Nurturing Independent Learners
Helping Students Take Charge of Their Learning
by Donald Meichenbaum and Andrew Biemiller
June 1998
ISBN 1-57129-047-8 • $27.95 SC
In Nurturing Independent Learners, Meichenbaum &
Biemiller illustrate the importance of active, self-directed
learning. To achieve mastery, they explain, students cannot be
passive consumers of knowledge; they must actively construct and
apply what they learn. Building on this idea, the authors outline
a theoretical model of instruction and corresponding pedagogical
guidelines. They provide a framework for helping students not only
to acquire skills and strategies, but also to consolidate them,
consult them, and transfer them to increasingly complex authentic
tasks.
Students in today's classrooms exhibit troubling disparities in
academic skill.
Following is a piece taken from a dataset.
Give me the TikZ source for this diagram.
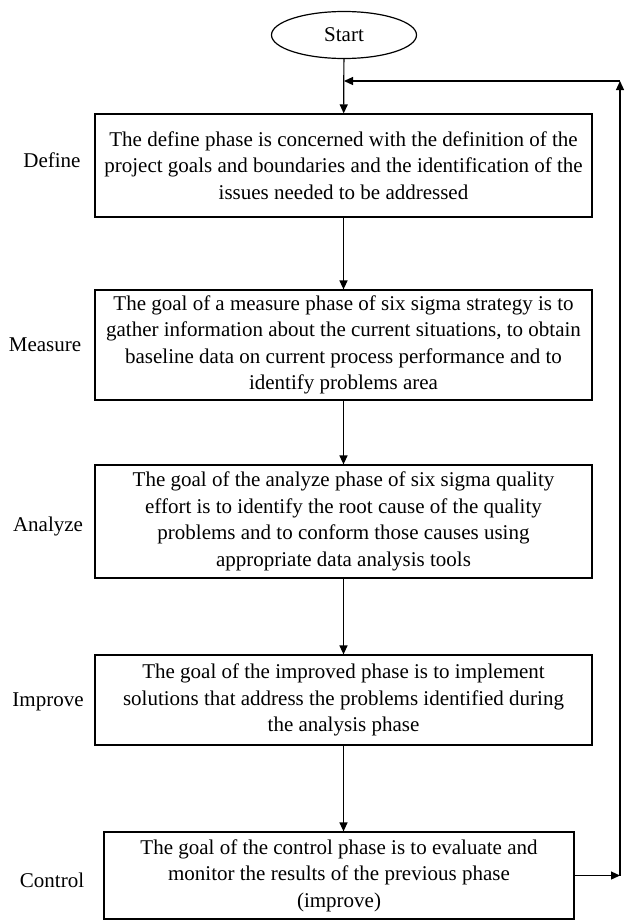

Throughout their schooling, while smart students get
smarter, slower students fall further and further behind. By the time
they reach high school, students may differ by as much as six grade
levels in their academic abilities. This situation raises numerous
pressing questions: What distinguishes those who falter in school
from those who thrive? How and when do the radical differences between
them emerge? And how can teachers help slower learners without
penalizing those students who are achieving? Meichenbaum and
Biemiller explore the answers to these questions.